他是绷着弦长大的小孩,遇到她, 看到另一种活法, 理所应当地被吸引, 对她着了迷。
安屿进一步阐释:“老安的这一出就是典型的道德绑架。我吃过的苦,借其他人的口告诉你, 肯定比我自己向你诉苦效果要好。我没你想的那么坚强, 我只是心机重。你也少矫情, 我最烦把翻了篇的事情拿出来反反复复的计较。”
裴牧远想,她要真是个演员, 未来一准能得奥斯卡。等她真拿了奥斯卡,那他们的奥斯卡就可以名正言顺的改名叫“小胖”了。
他乐意学习她的人生态度,便说:“生下这个孩子是你单方面的选择, 我并不知情。我没有罪, 也绝不会向你赎罪。”
话落, 他意识到有件事被他忽略, 补充说明:“当然, 以后我会准备很多很多的小雨伞。天地良心,那一年的圣诞节,我的确控制的很好,至于安徒生到底是靠着哪一滴狡猾的种子发的芽,这或许是天意,是上天想把我们俩这辈子都捆绑在一起。”
安屿认认真真听完,捧场般地鼓两下掌,赞美他的说辞:“漂亮!”
裴牧远正要接话,安屿又问他:“所以你不打算去结扎了吗?”
“这个再议。”
“呵呵,果然是靠嘴吃饭的男人,虚伪至极。”
“旧梦才刚刚开始重温,你也说了,昨晚还没爽够,我这要是再急着去做个手术,到时候恐怕难受的是你。”裴牧远启用诡辩技巧。
安屿立即把手机拿出来搜索——男性结扎后多久才可以进行X生活?看到结果后,她“呸”一下:“老谋深算,□□熏心,一两个月也忍不了?”
“拜托,你想想我这些年是怎么熬过来的。好不容易重新做个男人,我为什么还要忍?我已经决定今年冬天再去做手术。”为了给小崽子提供更好的物质条件,裴牧远计划年后要开始工作,到那时,如果安屿出差在外,他正好去不了,那么趁这个时间段做手术是最不耽误正事的选择。
漫长而燥热的夏天,她一年中衣服穿的最少的时节,他才不会让自己再受生理方面的委屈。
她那些穿短裙和吊带衫的照片,他这些年都快要翻烂了,手都快要没有知觉了。他必须要在今年夏天找回自己的主场,早点报仇雪恨。

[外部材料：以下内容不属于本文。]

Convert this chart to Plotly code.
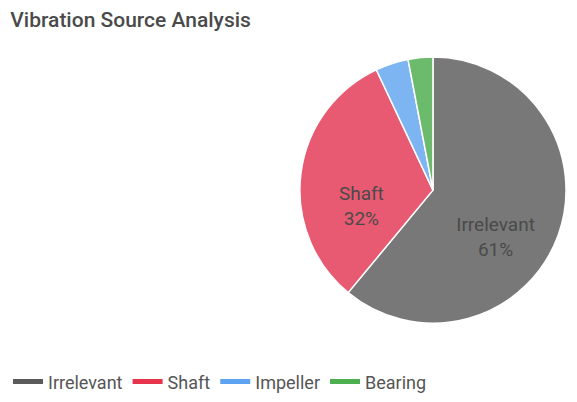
import plotly.graph_objects as go

labels = ["Irrelevant", "Shaft", "Impeller", "Bearing"]
values = [61, 32, 4, 3]
pie_colors = ["#787878", "#e85a72", "#7db4f2", "#6cbb6c"]
legend_colors = ["#5a5a5a", "#e8334d", "#5ea2f2", "#4caf50"]
show_label = [True, True, False, False]

texts = [f"\u00a0<br>\u00a0<br>{l}<br>{v}%" if s else "" for l, v, s in zip(labels, values, show_label)]

fig = go.Figure()
fig.add_trace(go.Pie(
    labels=labels,
    values=values,
    text=texts,
    textinfo="text",
    textposition="inside",
    insidetextorientation="horizontal",
    sort=False,
    direction="clockwise",
    rotation=0,
    marker=dict(colors=pie_colors, line=dict(color="white", width=1.5)),
    textfont=dict(size=19, color="#4a4a4a", family="Roboto"),
    showlegend=False,
    domain=dict(x=[0.49, 0.983], y=[0.216, 0.878]),
))

for l, c in zip(labels, legend_colors):
    fig.add_trace(go.Scatter(
        x=[None], y=[None], mode="lines", name=l,
        line=dict(color=c, width=5),
        showlegend=True,
    ))

fig.update_layout(
    width=577, height=402,
    margin=dict(l=0, r=0, t=0, b=0),
    paper_bgcolor="white",
    plot_bgcolor="white",
    title=dict(text="Vibration Source Analysis", x=0.004, xanchor="left",
               y=0.99, yanchor="top",
               font=dict(size=21, color="#4a4a4a", family="Roboto", weight=500)),
    xaxis=dict(visible=False),
    yaxis=dict(visible=False),
    legend=dict(orientation="h", x=0.0, xanchor="left", y=0.07, yanchor="middle",
                font=dict(size=18, color="#555555", family="Roboto"),
                itemwidth=30),
)

fig.write_html("out.html")
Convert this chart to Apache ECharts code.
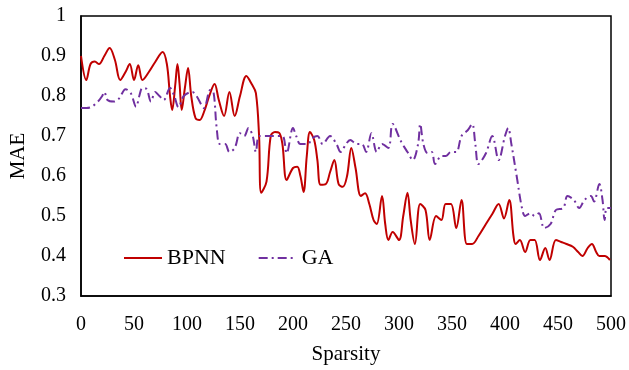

安屿听不得这人说这种话,指派他去买两盒冰激凌降降温。裴牧远却买了一大堆零食出来,她正要发飙,发现里面好几种东西都和多年前她退赛的那个夜晚一模一样。
裴牧远对她说:“看看我们俩还会不会再捡到一条像奥斯卡一样蠢的小狗。”
今夜的便利店和那晚他们俩遇见的那家是连锁的,这完全是巧合。在裴牧远的心里,他跟安屿的故事就是从那一晚开始。
安屿反应超快:“所以你那个时候就已经喜欢我了?”
“你在做梦吗妹妹。”裴牧远拍一下她的头,“我们俩之间,一定是你先喜欢上我的。”
安屿懒得跟他争这个问题,他们俩当初争了一年也没分出个高下,倒是经常互相耍狠,都不承认对方是自己的初恋。
裴牧远说他的初恋是他高中班上的英语课代表,一个扎着马尾的超级清纯的女孩,他会在放学的时候骑自行车载那女孩一程,然后目送她搭上回家的公交车。而安屿,她说她十七岁的时候,就跟同公司的小鲜肉练习生偷偷在舞蹈训练室里谈恋爱,她声称那个人颜值绝对不输裴牧远。
为了不跟这人进行幼稚的斗嘴,安屿转移话题道:“你那个浪的不成样子的发小,在追安可呢。我包里有他送给安可的礼物,安可对他没意思,你把东西拿去还给他吧。”
“闫灼?”裴牧远翻了翻安屿的包,没先拿礼物盒子,而是拿出一叠医院化验单。看到上面的日期,他马上跳脚:“你去医院了?”
“做了个小检查。”安屿试图把单据抢走。
裴牧远把拿东西的手举过头顶,又站起来:“你又打算瞒我什么?快说!是哪里不舒服了?腰疼?腿疼?还是我昨晚上弄伤你了?”
“没什么大事,怀二胎了。”安屿摸了摸自己的小肚子,冲着他甜笑:“这一回,时间你肯定能算得清楚,一定不是你的。”
“闭嘴吧你。”裴牧远不想听她的鬼话,自己翻化验单看。